(EXERCISE REQUIREMENTS):
Could you print every line from the first one of the records below through the line containing "from matplotlib.patches import Rectangle", with both included and nothing else?

[Source records]
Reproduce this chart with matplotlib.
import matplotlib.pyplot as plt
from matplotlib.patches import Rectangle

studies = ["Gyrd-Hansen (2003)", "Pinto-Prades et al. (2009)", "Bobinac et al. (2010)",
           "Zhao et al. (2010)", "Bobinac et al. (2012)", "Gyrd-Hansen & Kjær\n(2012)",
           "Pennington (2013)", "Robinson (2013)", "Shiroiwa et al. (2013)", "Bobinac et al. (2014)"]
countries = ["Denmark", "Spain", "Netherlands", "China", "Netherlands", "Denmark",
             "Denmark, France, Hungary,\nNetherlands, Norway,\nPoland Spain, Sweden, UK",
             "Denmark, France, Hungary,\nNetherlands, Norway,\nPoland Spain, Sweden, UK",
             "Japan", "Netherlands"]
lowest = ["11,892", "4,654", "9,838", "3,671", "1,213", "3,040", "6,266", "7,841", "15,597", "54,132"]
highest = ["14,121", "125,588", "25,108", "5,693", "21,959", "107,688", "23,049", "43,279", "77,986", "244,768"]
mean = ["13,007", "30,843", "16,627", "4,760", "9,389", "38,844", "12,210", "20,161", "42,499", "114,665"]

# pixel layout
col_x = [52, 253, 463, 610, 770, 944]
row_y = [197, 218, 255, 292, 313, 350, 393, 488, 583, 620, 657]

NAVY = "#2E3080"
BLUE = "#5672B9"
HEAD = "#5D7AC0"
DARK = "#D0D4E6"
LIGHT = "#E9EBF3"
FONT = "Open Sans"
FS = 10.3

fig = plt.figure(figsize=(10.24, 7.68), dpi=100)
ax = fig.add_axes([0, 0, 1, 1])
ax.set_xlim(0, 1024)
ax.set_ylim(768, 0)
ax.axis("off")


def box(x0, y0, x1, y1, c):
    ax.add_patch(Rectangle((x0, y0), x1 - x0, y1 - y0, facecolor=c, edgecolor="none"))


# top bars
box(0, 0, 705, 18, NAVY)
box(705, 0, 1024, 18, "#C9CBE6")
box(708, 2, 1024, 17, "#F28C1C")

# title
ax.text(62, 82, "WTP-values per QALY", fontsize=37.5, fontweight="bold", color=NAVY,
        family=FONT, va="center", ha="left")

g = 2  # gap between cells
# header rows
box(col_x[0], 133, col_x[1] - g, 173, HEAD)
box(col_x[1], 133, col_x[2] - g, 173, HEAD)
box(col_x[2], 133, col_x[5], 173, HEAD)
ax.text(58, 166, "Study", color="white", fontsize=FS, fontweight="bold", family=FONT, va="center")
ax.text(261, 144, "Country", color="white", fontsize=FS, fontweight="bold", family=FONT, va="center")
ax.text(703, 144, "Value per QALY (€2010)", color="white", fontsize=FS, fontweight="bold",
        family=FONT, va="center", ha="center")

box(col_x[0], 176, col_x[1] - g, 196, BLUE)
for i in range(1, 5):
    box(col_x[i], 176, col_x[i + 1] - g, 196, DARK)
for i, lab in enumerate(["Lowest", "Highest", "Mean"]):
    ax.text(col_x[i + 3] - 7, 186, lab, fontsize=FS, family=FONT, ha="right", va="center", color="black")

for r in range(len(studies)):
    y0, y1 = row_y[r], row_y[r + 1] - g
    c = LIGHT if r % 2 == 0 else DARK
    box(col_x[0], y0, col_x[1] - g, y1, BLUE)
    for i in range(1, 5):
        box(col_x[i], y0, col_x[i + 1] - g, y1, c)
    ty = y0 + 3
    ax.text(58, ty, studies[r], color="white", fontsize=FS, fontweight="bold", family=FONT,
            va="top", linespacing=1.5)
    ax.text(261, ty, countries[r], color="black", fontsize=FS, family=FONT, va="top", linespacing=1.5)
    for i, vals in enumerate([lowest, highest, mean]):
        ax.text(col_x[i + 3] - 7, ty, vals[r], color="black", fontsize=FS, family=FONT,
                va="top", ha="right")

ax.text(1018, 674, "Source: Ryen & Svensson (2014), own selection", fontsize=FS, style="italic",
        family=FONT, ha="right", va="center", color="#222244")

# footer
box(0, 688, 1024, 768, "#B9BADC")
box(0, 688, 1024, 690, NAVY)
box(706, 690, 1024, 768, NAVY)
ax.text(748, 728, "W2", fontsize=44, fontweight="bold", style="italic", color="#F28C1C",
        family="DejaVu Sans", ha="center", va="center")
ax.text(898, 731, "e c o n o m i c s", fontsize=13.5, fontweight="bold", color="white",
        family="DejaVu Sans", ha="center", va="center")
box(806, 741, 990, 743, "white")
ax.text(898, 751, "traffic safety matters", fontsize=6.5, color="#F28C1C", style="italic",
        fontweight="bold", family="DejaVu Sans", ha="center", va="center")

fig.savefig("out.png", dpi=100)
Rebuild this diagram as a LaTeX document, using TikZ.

(EXPECTED OUTPUT):
Reproduce this chart with matplotlib.
import matplotlib.pyplot as plt
from matplotlib.patches import Rectangle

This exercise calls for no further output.